The next day I checked out and looked for more affordable accommodations. Another kind hotel owner found an inexpensive room for me a block from the beach. I had been missing now for almost 24 hours and my cell phone was ringing continuously as friends and family became worried. I didn’t want to talk to anyone, so eventually I just turned it off. I sat and stared at the ocean. On the beach there was huge cross planted right in the sand. I don’t know if it is always there, but it was there then and I knew that it wasn’t an accident that I ended up in that coastal town. At the time, I really didn’t know how to pray or what to say, but just sitting near that cross soothed me.
That evening I finally checked my voice mail and as I listened the messages became more and more frantic. The last message was from our town’s police chief (who was also a family friend) saying that he was going to Lo-jack my car if I didn’t return his call. Trying to head off any drama (too late for that, right?), I called him back. See, the funny thing was I had just talked to him before I received that “last straw,” so he didn’t understand my disappearance. I told him what had happened to make me run away and I will never forget what he said to me as it changed my life forever: He said, “You are putting too much faith in people and in circumstances. Only ONE will never let you down and that’s Jesus.” I clung to those words and checked out the hotel. As I left, the hotel owner gently took my hand and said, “You look so much better now; I think that you’re going to be okay.” And I was. My entire life drastically changed and although things got much worse before they got better, I handled them with humility and grace.
Unlike Shakir, during my darkest hour I didn’t want to harm myself. But like Shakir, I felt so much pain, and so much despair that I had to do something to cope, so I ran away. My absence, for even just a short while, caused many people grief and that I do regret, but I was just trying to keep myself from breaking in a million pieces. From all accounts it seems that Shakir, like me, had many people that he could have turned to for help. Could have one of his many friends or family members helped pull him off the edge? Perhaps they could have if they had known what was troubling him, but your mind and soul can be a powerful battleground. If the war isn’t won there first, it can be really hard for someone else to reach you, no matter how much they love you.

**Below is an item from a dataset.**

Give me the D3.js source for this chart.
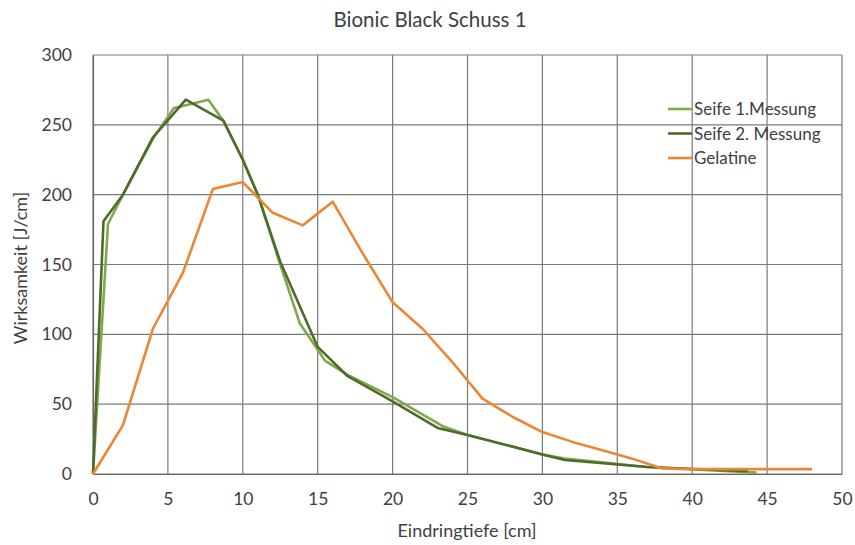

Has life gotten better for me? Yes, it has. Do I still feel broken and beaten sometimes? Yes, I do. But I am certain that I will never run away again as I have something to believe in more powerful than the people and circumstances around me or even myself. I now know that I can handle whatever life throws at me and emerge stronger and wiser than before.
I wish that Shakir had won the battle that was raging inside of him, because I’m certain that he would have used that lesson to be a blessing to those around him, just like he always had. But his death doesn’t have to be in vain. We touch each other everyday in big and small ways. Let’s make sure that our touch be a gentle and loving, yet lasting one. With God’s love we can make the decision to be a better person and love harder, laugh longer and live louder. In doing that we honor Shakir and others who just couldn’t hold on another day.